_Your task_. Lines containing the word "with" are to be located and copied.

_Data segment_.
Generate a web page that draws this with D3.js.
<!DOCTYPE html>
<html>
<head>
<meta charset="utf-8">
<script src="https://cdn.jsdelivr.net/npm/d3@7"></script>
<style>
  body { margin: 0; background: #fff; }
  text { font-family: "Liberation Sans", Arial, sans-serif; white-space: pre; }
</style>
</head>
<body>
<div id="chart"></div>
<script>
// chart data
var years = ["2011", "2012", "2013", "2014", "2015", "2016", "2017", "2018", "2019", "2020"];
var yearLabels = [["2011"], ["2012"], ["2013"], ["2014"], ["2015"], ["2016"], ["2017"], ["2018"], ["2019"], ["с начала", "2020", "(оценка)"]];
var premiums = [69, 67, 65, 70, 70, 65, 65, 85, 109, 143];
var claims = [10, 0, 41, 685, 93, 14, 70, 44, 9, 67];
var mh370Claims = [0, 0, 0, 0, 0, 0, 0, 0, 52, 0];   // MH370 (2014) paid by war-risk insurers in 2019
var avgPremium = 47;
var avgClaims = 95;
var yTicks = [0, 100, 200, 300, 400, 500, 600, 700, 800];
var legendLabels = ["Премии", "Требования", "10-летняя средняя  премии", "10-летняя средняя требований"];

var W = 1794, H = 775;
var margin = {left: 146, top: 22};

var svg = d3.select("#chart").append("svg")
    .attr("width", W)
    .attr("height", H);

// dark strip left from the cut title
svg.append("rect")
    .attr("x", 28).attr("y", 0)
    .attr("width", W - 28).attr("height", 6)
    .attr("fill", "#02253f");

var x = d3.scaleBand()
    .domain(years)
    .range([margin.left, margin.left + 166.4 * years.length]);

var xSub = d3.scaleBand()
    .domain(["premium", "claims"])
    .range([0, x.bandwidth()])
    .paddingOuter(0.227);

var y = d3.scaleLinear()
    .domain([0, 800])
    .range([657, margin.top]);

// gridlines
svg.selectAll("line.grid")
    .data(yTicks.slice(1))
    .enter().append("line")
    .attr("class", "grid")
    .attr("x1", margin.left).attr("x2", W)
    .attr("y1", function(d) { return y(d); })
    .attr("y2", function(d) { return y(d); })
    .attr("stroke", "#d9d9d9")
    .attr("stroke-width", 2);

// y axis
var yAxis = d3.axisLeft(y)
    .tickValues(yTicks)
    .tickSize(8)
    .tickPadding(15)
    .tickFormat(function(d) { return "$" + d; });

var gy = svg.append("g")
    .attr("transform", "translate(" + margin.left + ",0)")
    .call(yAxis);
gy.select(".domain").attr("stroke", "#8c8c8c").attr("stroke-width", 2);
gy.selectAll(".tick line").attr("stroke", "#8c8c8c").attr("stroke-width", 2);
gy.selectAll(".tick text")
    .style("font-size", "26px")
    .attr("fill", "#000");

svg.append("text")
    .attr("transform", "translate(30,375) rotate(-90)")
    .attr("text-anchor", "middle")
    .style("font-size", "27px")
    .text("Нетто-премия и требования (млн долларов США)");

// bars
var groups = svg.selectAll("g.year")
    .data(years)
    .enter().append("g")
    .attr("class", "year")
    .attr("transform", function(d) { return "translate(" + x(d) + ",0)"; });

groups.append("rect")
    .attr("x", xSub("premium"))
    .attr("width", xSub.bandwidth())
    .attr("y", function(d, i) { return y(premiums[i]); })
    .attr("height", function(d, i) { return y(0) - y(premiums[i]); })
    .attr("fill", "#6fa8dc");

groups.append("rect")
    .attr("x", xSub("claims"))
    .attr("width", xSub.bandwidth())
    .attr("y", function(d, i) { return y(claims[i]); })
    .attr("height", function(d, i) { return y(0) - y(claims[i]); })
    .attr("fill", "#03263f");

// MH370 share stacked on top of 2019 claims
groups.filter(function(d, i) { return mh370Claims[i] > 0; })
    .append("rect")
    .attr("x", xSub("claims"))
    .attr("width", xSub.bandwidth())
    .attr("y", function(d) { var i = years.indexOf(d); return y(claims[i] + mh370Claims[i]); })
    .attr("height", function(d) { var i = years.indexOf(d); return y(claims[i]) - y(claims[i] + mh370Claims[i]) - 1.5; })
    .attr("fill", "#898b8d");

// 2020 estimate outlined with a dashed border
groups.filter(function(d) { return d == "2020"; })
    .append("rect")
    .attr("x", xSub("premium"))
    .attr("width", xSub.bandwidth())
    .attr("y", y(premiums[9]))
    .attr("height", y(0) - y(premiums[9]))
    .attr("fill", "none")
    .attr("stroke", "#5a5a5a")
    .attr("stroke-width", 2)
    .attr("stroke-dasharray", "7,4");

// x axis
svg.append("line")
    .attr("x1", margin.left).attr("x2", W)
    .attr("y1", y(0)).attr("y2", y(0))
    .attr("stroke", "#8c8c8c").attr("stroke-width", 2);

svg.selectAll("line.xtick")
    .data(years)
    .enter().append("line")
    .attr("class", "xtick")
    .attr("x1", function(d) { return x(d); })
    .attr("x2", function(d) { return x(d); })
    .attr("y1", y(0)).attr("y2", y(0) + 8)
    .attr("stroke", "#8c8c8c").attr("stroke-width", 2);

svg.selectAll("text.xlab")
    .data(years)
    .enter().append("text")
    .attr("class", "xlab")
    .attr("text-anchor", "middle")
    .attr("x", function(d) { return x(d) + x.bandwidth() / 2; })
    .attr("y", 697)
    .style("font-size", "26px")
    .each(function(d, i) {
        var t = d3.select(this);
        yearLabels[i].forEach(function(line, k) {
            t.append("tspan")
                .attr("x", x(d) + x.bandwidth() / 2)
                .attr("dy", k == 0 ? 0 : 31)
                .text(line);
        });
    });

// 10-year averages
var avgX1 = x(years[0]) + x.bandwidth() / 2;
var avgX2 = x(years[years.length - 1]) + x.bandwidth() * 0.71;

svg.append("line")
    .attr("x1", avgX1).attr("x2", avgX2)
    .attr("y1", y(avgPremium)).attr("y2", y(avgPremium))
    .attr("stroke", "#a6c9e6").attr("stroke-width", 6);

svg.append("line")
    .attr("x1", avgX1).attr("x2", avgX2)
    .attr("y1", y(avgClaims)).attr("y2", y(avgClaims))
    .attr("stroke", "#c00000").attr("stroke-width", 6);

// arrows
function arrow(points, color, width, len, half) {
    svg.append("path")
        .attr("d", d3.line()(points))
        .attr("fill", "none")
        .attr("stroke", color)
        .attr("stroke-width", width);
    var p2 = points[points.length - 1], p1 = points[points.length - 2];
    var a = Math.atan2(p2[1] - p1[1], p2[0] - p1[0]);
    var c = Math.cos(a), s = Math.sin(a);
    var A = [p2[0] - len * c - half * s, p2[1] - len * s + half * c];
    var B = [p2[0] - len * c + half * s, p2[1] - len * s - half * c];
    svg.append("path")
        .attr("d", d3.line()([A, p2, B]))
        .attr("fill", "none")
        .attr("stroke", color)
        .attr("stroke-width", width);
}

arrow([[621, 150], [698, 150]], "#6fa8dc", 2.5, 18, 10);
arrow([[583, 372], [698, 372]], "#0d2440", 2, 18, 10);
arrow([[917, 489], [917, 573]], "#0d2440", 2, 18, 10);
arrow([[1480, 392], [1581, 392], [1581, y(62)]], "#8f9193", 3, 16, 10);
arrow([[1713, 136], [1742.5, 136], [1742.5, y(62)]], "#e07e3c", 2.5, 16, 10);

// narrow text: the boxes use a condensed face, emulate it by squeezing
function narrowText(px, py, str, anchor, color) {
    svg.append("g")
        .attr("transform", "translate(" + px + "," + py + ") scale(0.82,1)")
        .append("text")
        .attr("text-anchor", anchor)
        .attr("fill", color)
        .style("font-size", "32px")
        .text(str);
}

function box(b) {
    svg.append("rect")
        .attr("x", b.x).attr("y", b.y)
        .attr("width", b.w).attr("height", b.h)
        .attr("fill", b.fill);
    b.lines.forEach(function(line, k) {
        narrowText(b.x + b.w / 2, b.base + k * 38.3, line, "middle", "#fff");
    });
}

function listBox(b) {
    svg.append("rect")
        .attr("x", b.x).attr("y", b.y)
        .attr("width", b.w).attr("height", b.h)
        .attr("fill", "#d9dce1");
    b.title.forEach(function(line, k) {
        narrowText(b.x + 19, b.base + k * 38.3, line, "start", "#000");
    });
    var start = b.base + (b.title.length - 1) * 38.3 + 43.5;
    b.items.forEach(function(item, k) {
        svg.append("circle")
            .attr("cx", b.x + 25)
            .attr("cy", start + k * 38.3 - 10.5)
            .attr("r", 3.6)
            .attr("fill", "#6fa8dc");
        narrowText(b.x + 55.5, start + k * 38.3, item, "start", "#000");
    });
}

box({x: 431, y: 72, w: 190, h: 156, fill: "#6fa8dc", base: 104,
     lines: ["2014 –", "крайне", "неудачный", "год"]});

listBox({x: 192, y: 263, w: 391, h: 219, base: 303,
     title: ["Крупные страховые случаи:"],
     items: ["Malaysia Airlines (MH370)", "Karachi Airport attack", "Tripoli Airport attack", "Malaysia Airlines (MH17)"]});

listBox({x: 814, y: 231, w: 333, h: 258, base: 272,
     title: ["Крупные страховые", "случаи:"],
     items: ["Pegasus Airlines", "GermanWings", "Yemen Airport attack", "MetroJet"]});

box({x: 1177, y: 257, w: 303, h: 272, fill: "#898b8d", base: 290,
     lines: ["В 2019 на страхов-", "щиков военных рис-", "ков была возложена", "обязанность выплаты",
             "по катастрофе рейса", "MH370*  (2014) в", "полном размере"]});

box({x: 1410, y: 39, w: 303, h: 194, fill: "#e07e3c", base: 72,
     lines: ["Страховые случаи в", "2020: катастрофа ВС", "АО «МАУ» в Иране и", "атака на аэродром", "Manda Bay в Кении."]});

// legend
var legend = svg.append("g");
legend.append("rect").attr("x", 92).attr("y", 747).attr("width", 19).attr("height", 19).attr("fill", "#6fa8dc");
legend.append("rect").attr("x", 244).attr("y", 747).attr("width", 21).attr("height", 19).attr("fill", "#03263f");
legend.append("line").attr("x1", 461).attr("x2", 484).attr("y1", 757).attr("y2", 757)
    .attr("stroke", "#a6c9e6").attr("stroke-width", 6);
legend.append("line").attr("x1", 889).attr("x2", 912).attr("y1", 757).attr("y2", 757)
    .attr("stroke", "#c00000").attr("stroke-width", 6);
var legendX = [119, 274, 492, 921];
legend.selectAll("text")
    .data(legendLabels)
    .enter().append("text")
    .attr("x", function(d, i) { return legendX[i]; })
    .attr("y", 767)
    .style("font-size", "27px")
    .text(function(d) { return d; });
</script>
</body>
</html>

_Right answer_.
Generate a web page that draws this with D3.js.
// 2020 estimate outlined with a dashed border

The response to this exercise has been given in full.